#### [INFORMATION SHOWN]
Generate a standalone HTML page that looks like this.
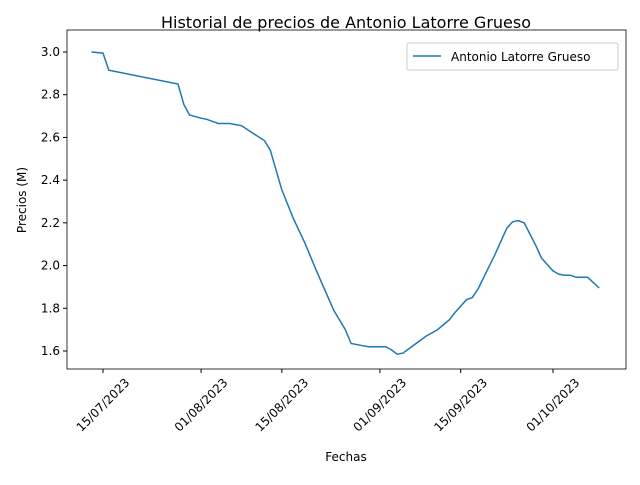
<!DOCTYPE html>
<html><head><meta charset="utf-8"><style>
body{margin:0;background:#fff;font-family:"Liberation Sans","DejaVu Sans",sans-serif;}
svg text{font-family:"DejaVu Sans","Liberation Sans",sans-serif;fill:#000;}
</style></head><body>
<svg id="chart" width="640" height="480" xmlns="http://www.w3.org/2000/svg">
<text x="346" y="28" font-size="16" text-anchor="middle">Historial de precios de Antonio Latorre Grueso</text>
<rect x="67" y="30" width="559" height="339" fill="none" stroke="#000" stroke-width="0.8"/>
<g id="yticks"></g><g id="xticks"></g>
<polyline id="line" fill="none" stroke="#1f77b4" stroke-width="1.5"/>
<text transform="translate(26,200) rotate(-90)" font-size="12" text-anchor="middle">Precios (M)</text>
<text x="346" y="461" font-size="12" text-anchor="middle">Fechas</text>
<g>
<rect x="407" y="43" width="211" height="27" fill="#fff" stroke="#ccc" rx="2"/>
<line x1="413" y1="56" x2="441" y2="56" stroke="#1f77b4" stroke-width="1.5"/>
<text x="451" y="61" font-size="12">Antonio Latorre Grueso</text>
</g>
</svg>
<script>
// days offset from 15/07/2023
const days=[-2,0,1,13,14,15,17,18,19,20,22,23,24,26,28,29,31,33,35,37,40,42,43,45,46,48,49,50,51,52,54,56,58,60,61,63,64,65,67,68,70,71,72,73,75,76,78,79,80,81,82,84,86];
const prices=[3.0,2.995,2.915,2.85,2.755,2.705,2.69,2.685,2.675,2.665,2.665,2.66,2.655,2.62,2.585,2.54,2.355,2.22,2.105,1.975,1.79,1.70,1.635,1.625,1.62,1.62,1.62,1.605,1.585,1.59,1.63,1.67,1.70,1.745,1.78,1.84,1.85,1.89,2.0,2.055,2.175,2.205,2.21,2.20,2.095,2.035,1.975,1.96,1.955,1.955,1.945,1.945,1.895];
const yTicks=[1.6,1.8,2.0,2.2,2.4,2.6,2.8,3.0];
const xTickDays=[0,17,31,48,62,78];
const xTickLabels=["15/07/2023","01/08/2023","15/08/2023","01/09/2023","15/09/2023","01/10/2023"];
const NS="http://www.w3.org/2000/svg";
const xs=d=>103+d*(553-103)/78;
const ys=v=>52+(3.0-v)*(351-52)/1.4;
const yg=document.getElementById('yticks');
yTicks.forEach(v=>{
  const y=ys(v);
  const l=document.createElementNS(NS,'line');
  l.setAttribute('x1',63);l.setAttribute('x2',67);l.setAttribute('y1',y);l.setAttribute('y2',y);l.setAttribute('stroke','#000');
  
  
  yg.appendChild(l);
  const t=document.createElementNS(NS,'text');
  t.setAttribute('x',60);t.setAttribute('y',y+4);t.setAttribute('font-size','12');t.setAttribute('text-anchor','end');
  t.textContent=v.toFixed(1);
  
  
  yg.appendChild(t);
});
const xg=document.getElementById('xticks');
xTickDays.forEach((d,i)=>{
  const x=xs(d);
  const l=document.createElementNS(NS,'line');
  l.setAttribute('x1',x);l.setAttribute('x2',x);l.setAttribute('y1',369);l.setAttribute('y2',373);l.setAttribute('stroke','#000');
  
  
  xg.appendChild(l);
  const t=document.createElementNS(NS,'text');
  t.setAttribute('font-size','12');t.setAttribute('text-anchor','middle');
  t.setAttribute('transform','translate('+x+',405) rotate(-45)');
  t.setAttribute('y','4');
  t.textContent=xTickLabels[i];
  
  
  xg.appendChild(t);
});
document.getElementById('line').setAttribute('points',days.map((d,i)=>xs(d).toFixed(1)+','+ys(prices[i]).toFixed(1)).join(' '));
</script>
</body></html>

#### [GIVEN INSTRUCTION]
All the lines above are to be reproduced exactly, except the pictures.

#### [ANSWER TO THE PROBLEM]
Generate a standalone HTML page that looks like this.
<!DOCTYPE html>
<html><head><meta charset="utf-8"><style>
body{margin:0;background:#fff;font-family:"Liberation Sans","DejaVu Sans",sans-serif;}
svg text{font-family:"DejaVu Sans","Liberation Sans",sans-serif;fill:#000;}
</style></head><body>
<svg id="chart" width="640" height="480" xmlns="http://www.w3.org/2000/svg">
<text x="346" y="28" font-size="16" text-anchor="middle">Historial de precios de Antonio Latorre Grueso</text>
<rect x="67" y="30" width="559" height="339" fill="none" stroke="#000" stroke-width="0.8"/>
<g id="yticks"></g><g id="xticks"></g>
<polyline id="line" fill="none" stroke="#1f77b4" stroke-width="1.5"/>
<text transform="translate(26,200) rotate(-90)" font-size="12" text-anchor="middle">Precios (M)</text>
<text x="346" y="461" font-size="12" text-anchor="middle">Fechas</text>
<g>
<rect x="407" y="43" width="211" height="27" fill="#fff" stroke="#ccc" rx="2"/>
<line x1="413" y1="56" x2="441" y2="56" stroke="#1f77b4" stroke-width="1.5"/>
<text x="451" y="61" font-size="12">Antonio Latorre Grueso</text>
</g>
</svg>
<script>
// days offset from 15/07/2023
const days=[-2,0,1,13,14,15,17,18,19,20,22,23,24,26,28,29,31,33,35,37,40,42,43,45,46,48,49,50,51,52,54,56,58,60,61,63,64,65,67,68,70,71,72,73,75,76,78,79,80,81,82,84,86];
const prices=[3.0,2.995,2.915,2.85,2.755,2.705,2.69,2.685,2.675,2.665,2.665,2.66,2.655,2.62,2.585,2.54,2.355,2.22,2.105,1.975,1.79,1.70,1.635,1.625,1.62,1.62,1.62,1.605,1.585,1.59,1.63,1.67,1.70,1.745,1.78,1.84,1.85,1.89,2.0,2.055,2.175,2.205,2.21,2.20,2.095,2.035,1.975,1.96,1.955,1.955,1.945,1.945,1.895];
const yTicks=[1.6,1.8,2.0,2.2,2.4,2.6,2.8,3.0];
const xTickDays=[0,17,31,48,62,78];
const xTickLabels=["15/07/2023","01/08/2023","15/08/2023","01/09/2023","15/09/2023","01/10/2023"];
const NS="http://www.w3.org/2000/svg";
const xs=d=>103+d*(553-103)/78;
const ys=v=>52+(3.0-v)*(351-52)/1.4;
const yg=document.getElementById('yticks');
yTicks.forEach(v=>{
  const y=ys(v);
  const l=document.createElementNS(NS,'line');
  l.setAttribute('x1',63);l.setAttribute('x2',67);l.setAttribute('y1',y);l.setAttribute('y2',y);l.setAttribute('stroke','#000');
  
  
  yg.appendChild(l);
  const t=document.createElementNS(NS,'text');
  t.setAttribute('x',60);t.setAttribute('y',y+4);t.setAttribute('font-size','12');t.setAttribute('text-anchor','end');
  t.textContent=v.toFixed(1);
  
  
  yg.appendChild(t);
});
const xg=document.getElementById('xticks');
xTickDays.forEach((d,i)=>{
  const x=xs(d);
  const l=document.createElementNS(NS,'line');
  l.setAttribute('x1',x);l.setAttribute('x2',x);l.setAttribute('y1',369);l.setAttribute('y2',373);l.setAttribute('stroke','#000');
  
  
  xg.appendChild(l);
  const t=document.createElementNS(NS,'text');
  t.setAttribute('font-size','12');t.setAttribute('text-anchor','middle');
  t.setAttribute('transform','translate('+x+',405) rotate(-45)');
  t.setAttribute('y','4');
  t.textContent=xTickLabels[i];
  
  
  xg.appendChild(t);
});
document.getElementById('line').setAttribute('points',days.map((d,i)=>xs(d).toFixed(1)+','+ys(prices[i]).toFixed(1)).join(' '));
</script>
</body></html>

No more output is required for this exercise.